### Records shown
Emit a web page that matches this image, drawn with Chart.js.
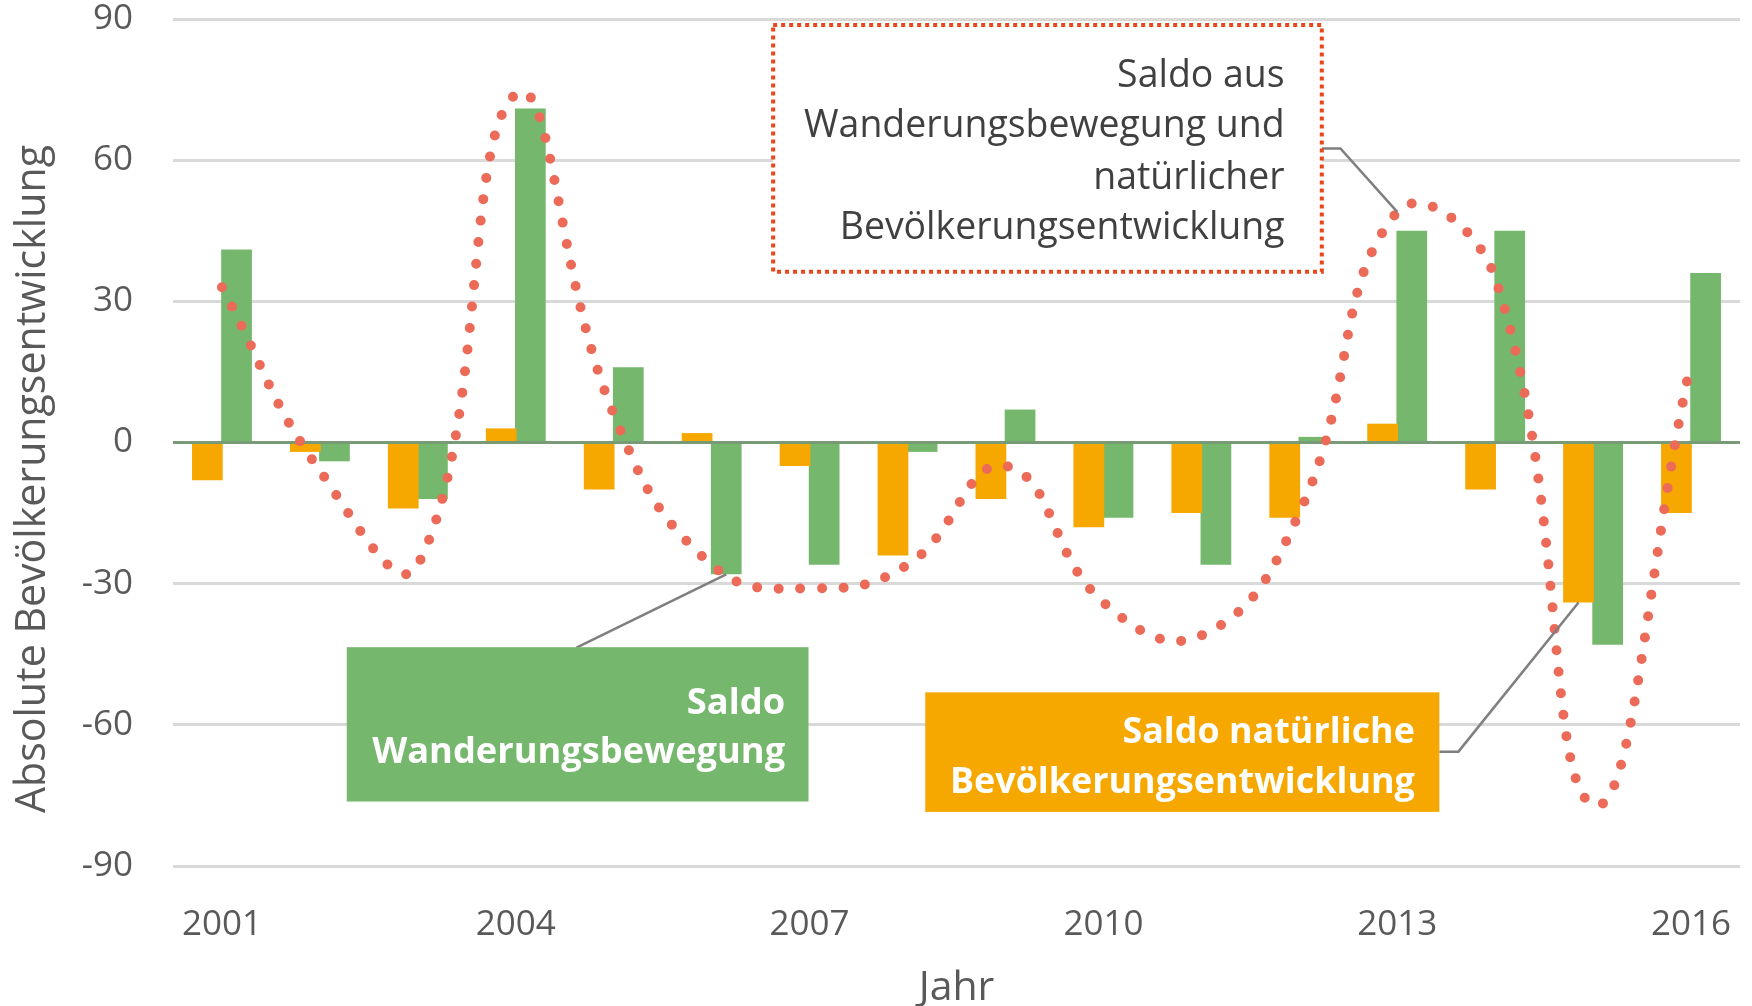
<!DOCTYPE html>
<html><head><meta charset="utf-8">
<script src="https://cdn.jsdelivr.net/npm/chart.js@4.4.1/dist/chart.umd.min.js"></script>
<style>html,body{margin:0;padding:0;background:#fff;overflow:hidden}canvas{display:block}</style>
</head><body>
<canvas id="c" width="1752" height="1006"></canvas>
<script>
// ---- data ----
const years = ['2001','2002','2003','2004','2005','2006','2007','2008','2009','2010','2011','2012','2013','2014','2015','2016'];
const labelledYears = ['2001','2004','2007','2010','2013','2016'];
const naturalBalance   = [-8, -2, -14, 3, -10, 2, -5, -24, -12, -18, -15, -16, 4, -10, -34, -15];
const migrationBalance = [41, -4, -12, 71, 16, -28, -26, -2, 7, -16, -26, 1.2, 45, 45, -43, 36];
const totalBalance     = [33, -6, -26, 74, 6, -26, -31, -26, -5, -34, -41, -15, 49, 35, -77, 17];
const yMin = -90, yMax = 90, yStep = 30;

const seriesNames = ['Saldo natürliche Bevölkerungsentwicklung','Saldo Wanderungsbewegung','Saldo aus Wanderungsbewegung und natürlicher Bevölkerungsentwicklung'];
const yTitle = 'Absolute Bevölkerungsentwicklung';
const xTitle = 'Jahr';

// ---- styles ----
const FONT = '"Open Sans", "Noto Sans", sans-serif';
const GREEN = '#75B86D', ORANGE = '#F6A800', RED = '#EC6B58', GRID = '#D9D9D9', ZERO = '#789A77', TXT = '#595959';

function fitSize(ctx, text, weight, target){
  ctx.font = weight + ' 100px ' + FONT;
  return 100 * target / ctx.measureText(text).width;
}

// annotation specs (x in category-index units, y in value units)
const notes = [
  {fill: GREEN, x0: 1.274, x1: 5.989, y0: -43.5, y1: -76.3, tx: 5.75,
   lines: ['Saldo', 'Wanderungsbewegung'], base: [-57.7, -68.1], color: '#FFFFFF', weight: 'bold', fit: [1, 413],
   leader: [[3.62, -43.6]], target: {ds: 1, i: 5}},
  {fill: ORANGE, x0: 7.181, x1: 12.43, y0: -53.1, y1: -78.5, tx: 12.18,
   lines: ['Saldo natürliche', 'Bevölkerungsentwicklung'], base: [-63.8, -74.4], color: '#FFFFFF', weight: 'bold', fit: [1, 465],
   leader: [[12.43, -65.7], [12.625, -65.7]], target: {ds: 0, i: 14}},
  {stroke: '#E8461B', x0: 5.628, x1: 11.23, y0: 88.7, y1: 36.3, tx: 10.85,
   lines: ['Saldo aus', 'Wanderungsbewegung und', 'natürlicher', 'Bevölkerungsentwicklung'], base: [75.6, 65.0, 53.9, 43.3],
   color: '#404040', weight: 'normal', fit: [3, 445],
   leader: [[11.23, 62.5], [11.42, 62.5]], target: {ds: 2, i: 12}}
];

const annot = {
  id: 'annot',
  beforeDatasetDraw(chart, args){
    if (args.index !== 2) return;
    const {ctx, chartArea: a, scales: {y}} = chart;
    const py = y.getPixelForValue(0);
    ctx.save(); ctx.strokeStyle = ZERO; ctx.lineWidth = 3;
    ctx.beginPath(); ctx.moveTo(a.left, py); ctx.lineTo(a.right, py); ctx.stroke(); ctx.restore();
  },
  afterDraw(chart){
    const {ctx, scales: {x, y}} = chart;
    ctx.save();
    // leaders
    notes.forEach(n => {
      const el = chart.getDatasetMeta(n.target.ds).data[n.target.i];
      ctx.strokeStyle = '#7F7F7F'; ctx.lineWidth = 2.5; ctx.setLineDash([]);
      ctx.beginPath();
      n.leader.forEach((p, k) => { const px = x.getPixelForValue(p[0]), py = y.getPixelForValue(p[1]); k ? ctx.lineTo(px, py) : ctx.moveTo(px, py); });
      ctx.lineTo(el.x, el.y);
      ctx.stroke();
    });
    // boxes
    notes.forEach(n => {
      const L = x.getPixelForValue(n.x0), R = x.getPixelForValue(n.x1);
      const T = y.getPixelForValue(n.y0), B = y.getPixelForValue(n.y1);
      if (n.fill){ ctx.fillStyle = n.fill; ctx.fillRect(L, T, R - L, B - T); }
      else {
        ctx.fillStyle = '#FFFFFF'; ctx.fillRect(L, T, R - L, B - T);
        ctx.strokeStyle = n.stroke; ctx.lineWidth = 4; ctx.setLineDash([4, 4]); ctx.lineCap = 'butt';
        ctx.strokeRect(L, T, R - L, B - T); ctx.setLineDash([]);
      }
      const size = fitSize(ctx, n.lines[n.fit[0]], n.weight, n.fit[1]);
      ctx.font = n.weight + ' ' + size.toFixed(2) + 'px ' + FONT;
      ctx.fillStyle = n.color; ctx.textAlign = 'right'; ctx.textBaseline = 'alphabetic';
      const tx = x.getPixelForValue(n.tx);
      n.lines.forEach((t, k) => ctx.fillText(t, tx, y.getPixelForValue(n.base[k])));
    });
    // y-axis title
    const s = fitSize(ctx, yTitle, 'normal', 668);
    ctx.font = 'normal ' + s.toFixed(2) + 'px ' + FONT;
    ctx.fillStyle = TXT; ctx.textAlign = 'center'; ctx.textBaseline = 'middle';
    ctx.translate(33.5, 479); ctx.rotate(-Math.PI / 2);
    ctx.fillText(yTitle, 0, 0);
    ctx.restore();
  }
};

new Chart(document.getElementById('c'), {
  data: {
    labels: years,
    datasets: [
      {type: 'bar', label: seriesNames[0], data: naturalBalance, backgroundColor: ORANGE, order: 1,
       categoryPercentage: 0.595, barPercentage: 1.055},
      {type: 'bar', label: seriesNames[1], data: migrationBalance, backgroundColor: GREEN, order: 2,
       categoryPercentage: 0.595, barPercentage: 1.055},
      {type: 'line', label: seriesNames[2], data: totalBalance, borderColor: RED, borderWidth: 10,
       borderDash: [0, 21.6], borderCapStyle: 'round', pointRadius: 0, tension: 0.45, fill: false, order: 0}
    ]
  },
  options: {
    responsive: false, animation: false, devicePixelRatio: 1,
    layout: {autoPadding: false, padding: {left: 0, right: 12, top: 19, bottom: 0}},
    plugins: {legend: {display: false}, tooltip: {enabled: false}},
    scales: {
      x: {
        type: 'category', offset: true,
        grid: {display: false}, border: {display: false},
        ticks: {autoSkip: false, maxRotation: 0, minRotation: 0, padding: 30, color: TXT,
                font: {family: FONT, size: 35, lineHeight: 1.2},
                callback(v, i){ const l = years[i]; return labelledYears.includes(l) ? l : ''; }},
        title: {display: true, text: xTitle, color: TXT, font: {family: FONT, size: 41, lineHeight: 0.8}, padding: {top: 0, bottom: 1}},
        afterFit(scale){ scale.height = 140; scale.paddingLeft = 0; scale.paddingRight = 0; }
      },
      y: {
        min: yMin, max: yMax,
        grid: {color: c => c.tick && c.tick.value === 0 ? ZERO : GRID, lineWidth: 3, drawTicks: false},
        border: {display: false},
        ticks: {stepSize: yStep, padding: 40, color: TXT, font: {family: FONT, size: 35, lineHeight: 1}},
        afterFit(scale){ scale.width = 173; scale.paddingTop = 0; scale.paddingBottom = 0; }
      }
    }
  },
  plugins: [annot]
});
</script>
</body></html>
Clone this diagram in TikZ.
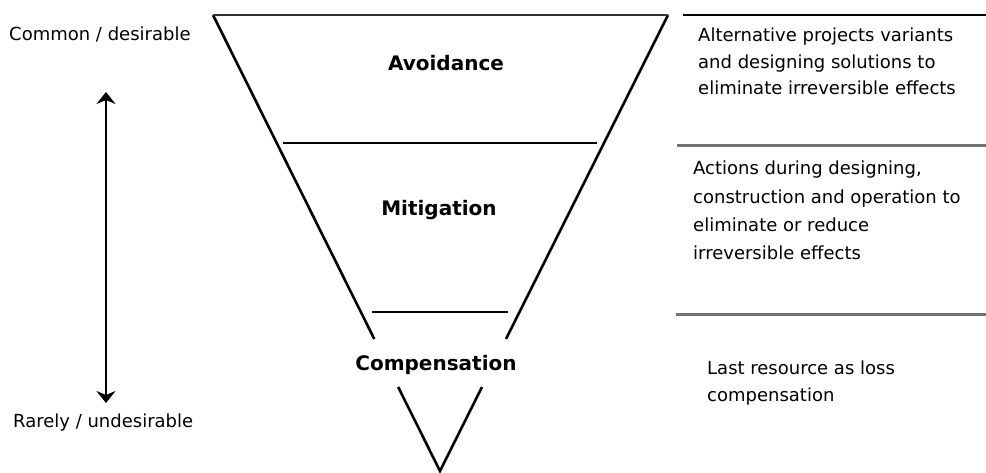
\documentclass[tikz,border=0pt]{standalone}
\usepackage{fontspec}
\setmainfont{DejaVu Sans}
\usetikzlibrary{arrows.meta,calc}
\tikzset{
  side/.style={line width=2.6pt, black, line join=miter},
  topedge/.style={line width=2.8pt, black!80},
  inner/.style={line width=1.3pt, black},
  sepgray/.style={line width=3pt, black!55},
  sepblack/.style={line width=1.3pt, black},
  title/.style={inner sep=0pt, anchor=base, font=\bfseries\fontsize{20}{24}\selectfont},
  side label/.style={inner sep=0pt, anchor=base west, font=\fontsize{18}{22}\selectfont},
  desc/.style={inner sep=0pt, anchor=north west, align=left},
  scale arrow/.style={line width=2pt, {Stealth[length=12pt,width=19pt,inset=4pt]}-{Stealth[length=12pt,width=19pt,inset=4pt]}}
}
\begin{document}
\begin{tikzpicture}[x=1pt,y=-1pt]
\useasboundingbox (0,0) rectangle (986,472);
% triangle corners
\coordinate (TL) at (213,15);
\coordinate (TR) at (668,15);
\coordinate (AP) at (440,471);
\coordinate (L1) at ($(TL)!0.7105!(AP)$);
\coordinate (R1) at ($(TR)!0.7105!(AP)$);
\coordinate (L2) at ($(TL)!0.8158!(AP)$);
\coordinate (R2) at ($(TR)!0.8158!(AP)$);
% sides
\draw[side] (L1) -- (TL);
\draw[side] (TR) -- (R1);
\draw[side] (L2) -- (AP) -- (R2);
\draw[topedge] (TL) -- (TR);
% inner separators
\coordinate (m1) at (283,143);
\coordinate (m2) at (597,143);
\coordinate (c1) at (372,312);
\coordinate (c2) at (508,312);
\draw[inner] (m1) -- (m2);
\draw[inner] (c1) -- (c2);
% titles
\node[title] (avoid) at (446,70) {Avoidance};
\node[title] (mitig) at (439,215) {Mitigation};
\node[title] (comp) at (436,370) {Compensation};
% left scale
\node[side label] (common) at (9,40) {Common / desirable};
\node[side label] (rarely) at (13,427) {Rarely / undesirable};
\coordinate (atop) at (106,92);
\coordinate (abot) at (106,403);
\draw[scale arrow] (abot) -- (atop);
% right separators
\coordinate (s0a) at (683,15);
\coordinate (s0b) at (986,15);
\coordinate (s1a) at (677,145);
\coordinate (s1b) at (986,145);
\coordinate (s2a) at (676,314);
\coordinate (s2b) at (986,314);
\draw[sepblack] (s0a) -- (s0b);
\draw[sepgray] (s1a) -- (s1b);
\draw[sepgray] (s2a) -- (s2b);
% descriptions
\node[desc, font=\fontsize{18}{26.5}\selectfont] (d1) at (698,28) {Alternative projects variants\\and designing solutions to\\eliminate irreversible effects};
\node[desc, font=\fontsize{18}{28.3}\selectfont] (d2) at (693,161) {Actions during designing,\\construction and operation to\\eliminate or reduce\\irreversible effects};
\node[desc, font=\fontsize{18}{27}\selectfont] (d3) at (707,361) {Last resource as loss\\compensation};
\end{tikzpicture}
\end{document}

### Exercise goal
Give the number of lines in the records that contain the string "this", and nothing besides.

### Response
2